A friend pointed me to James Somer’s article praising the older editions of the Webster’s dictionary. The main points that he raises include the facts that:
- The original Webster carefully distinguishes between nuances of near-synonyms:
Flashing differs from exploding or disploding in not being accompanied with a loud report. To glisten, or glister, is to shine with a soft and fitful luster, as eyes suffused with tears, or flowers wet with dew.
- Compared with modern dictionaries, its language is more pleasant, charming, and also precise and evocative in its imagery (again: “to shine with a soft and fitful luster, as eyes suffused with tears, or flowers wet with dew”!)
I sent him a message about a modern dictionary that I like a lot, The American Heritage: it’s non-prescriptive, linguistically informed, employs literary quotations liberally, and also takes care to distinguish shades of meaning (Steven Pinker has a very interesting introduction to its philosophy).

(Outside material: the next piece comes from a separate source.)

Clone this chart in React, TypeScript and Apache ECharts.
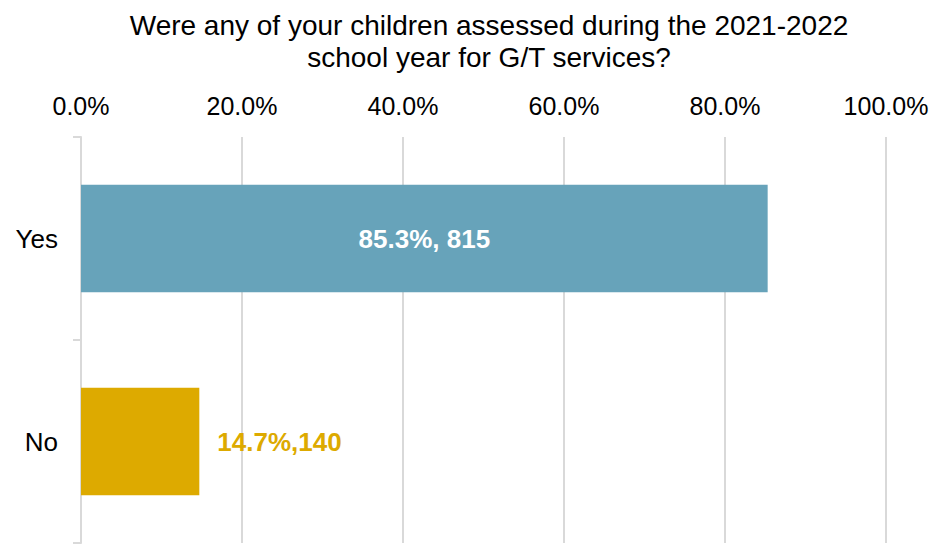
import React, { useEffect, useRef } from "react";
import * as echarts from "echarts";

const categories = ["Yes", "No"];
const percents = [0.853, 0.147];
const counts = [815, 140];
const labelTexts = ["85.3%, 815", "14.7%,140"];
const barColors = ["#67A3BA", "#DDAA00"];
const xTicks = [0, 0.2, 0.4, 0.6, 0.8, 1.0];

export default function App() {
  const ref = useRef<HTMLDivElement>(null);
  useEffect(() => {
    const chart = echarts.init(ref.current!, null, { renderer: "svg" });
    const font = "Liberation Sans, Arial, sans-serif";
    chart.setOption({
      animation: false,
      title: {
        text: "Were any of your children assessed during the 2021-2022\nschool year for G/T services?",
        left: 484,
        textAlign: "center",
        top: 4,
        textStyle: { fontFamily: font, fontSize: 28, fontWeight: "normal", color: "#000", lineHeight: 32 },
      },
      grid: { left: 81, right: 49, top: 137, bottom: 1, containLabel: false },
      xAxis: {
        type: "value",
        position: "top",
        min: xTicks[0],
        max: xTicks[xTicks.length - 1],
        interval: 0.2,
        axisLine: { show: false },
        axisTick: { show: false },
        axisLabel: {
          fontFamily: font,
          fontSize: 25,
          color: "#000",
          margin: 19,
          formatter: (v: number) => (v * 100).toFixed(1) + "%",
        },
        splitLine: { show: true, lineStyle: { color: "#D9D9D9", width: 2 } },
      },
      yAxis: {
        type: "category",
        inverse: true,
        data: categories,
        axisLine: { show: true, lineStyle: { color: "#D9D9D9", width: 2 } },
        axisTick: { show: true, length: 8, lineStyle: { color: "#D9D9D9", width: 2 } },
        axisLabel: { fontFamily: font, fontSize: 26, color: "#000", margin: 23 },
      },
      series: [
        {
          type: "bar",
          barWidth: "53%",
          data: percents.map((p, i) => ({
            value: p,
            count: counts[i],
            itemStyle: { color: barColors[i] },
            label: i === 0
              ? { show: true, position: "inside", formatter: labelTexts[i], color: "#fff", fontWeight: "bold", fontSize: 26, fontFamily: font }
              : { show: true, position: "right", distance: 18, formatter: labelTexts[i], color: barColors[i], fontWeight: "bold", fontSize: 26, fontFamily: font },
          })),
        },
      ],
    });
    return () => chart.dispose();
  }, []);
  return <div ref={ref} style={{ width: 935, height: 544, position: "absolute", left: 0, top: 0 }} />;
}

But I had to admit that overall the newer AHD is still a whole lot less charming than the old Webster—which is, tragically, the general tendency in all things academic.
The discussion got me thinking about what would be the Japanese equivalent. The truth is, I’ve only started using Japanese monolingual dictionaries recently, and I don’t have enough familiarity with the major ones to compare their flavours. But even I have heard tales of the notorious Shin Meikai Kokugo Jiten, aka Mr Shinkai (Shinkai-san). Dating from 1943, this Sanseidō dictionary is the work of several editors, but it has a peculiar air of personal tastes, attributed primarily to Yamada Tadao:
- Kamo [duck]:
Aquatic bird about the size of a chicken. The neck is long and the legs short. In winter it comes from the north, and in spring it returns. Has numerous variations. The meat is delicious.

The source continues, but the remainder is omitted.